Figure 19A. Today's lecture about design as storytelling really resonated with me. I am from Colombia. So, during college I was curious about my country and studied Latin American political economy. This led me to drugs, and the drug war. In studying the drug war, it becomes clear very quickly that a lot of it was manufactured by those in power to stay in power. This image is a photograph from the New York Times in the 1980's. Not a particularly notable photo (unfortunately) but its gritty, and it paints a very specific light of drug users.
Figure 19B. These photographs are part of a campaign by the Drug Policy Alliance launched in 2014, they provide photographs that don't marginalize marijuana users. The story they tell is starkly different from the image in Figure 19A.

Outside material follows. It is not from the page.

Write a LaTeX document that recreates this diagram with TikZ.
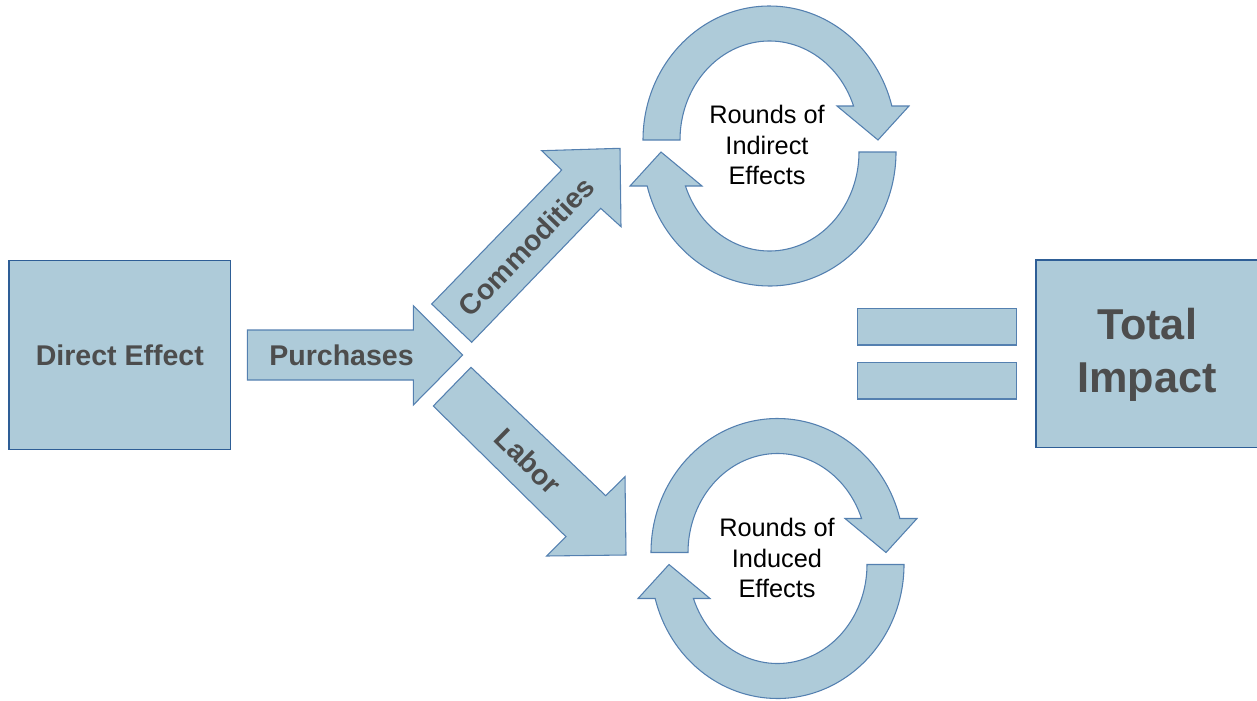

Figure 19C. In this book, Wacquant argues that the Neoliberal governments of Nixon and Reagan created a political climate that became actively hostile towards the poor through policy framing. Policy framing refers to the way that a policy's design affects perceptions about the groups that it impacts. Starting with Nixon, the US government began to shift their language about the poor. What was once a group of people down on their luck were suddenly leeches to society. For example, the term "welfare queen" popularised by Reagan was proven to have no basis in fact.
Figure 19D. I studied policy framing and drug policy as an undergraduate, focusing on how politicians used policy to shift the discussion around drugs towards a "tough on crime" punitive era. The way policies are written and implemented has an inordinate influence on public opinion and ultimately the people they affect.
This connection between policy framing and design reinforces to me that no matter what you're designing, whether it's information, an app, or a law, the context of your inquiry and the way in which you discuss it will inevitably shape the outcome.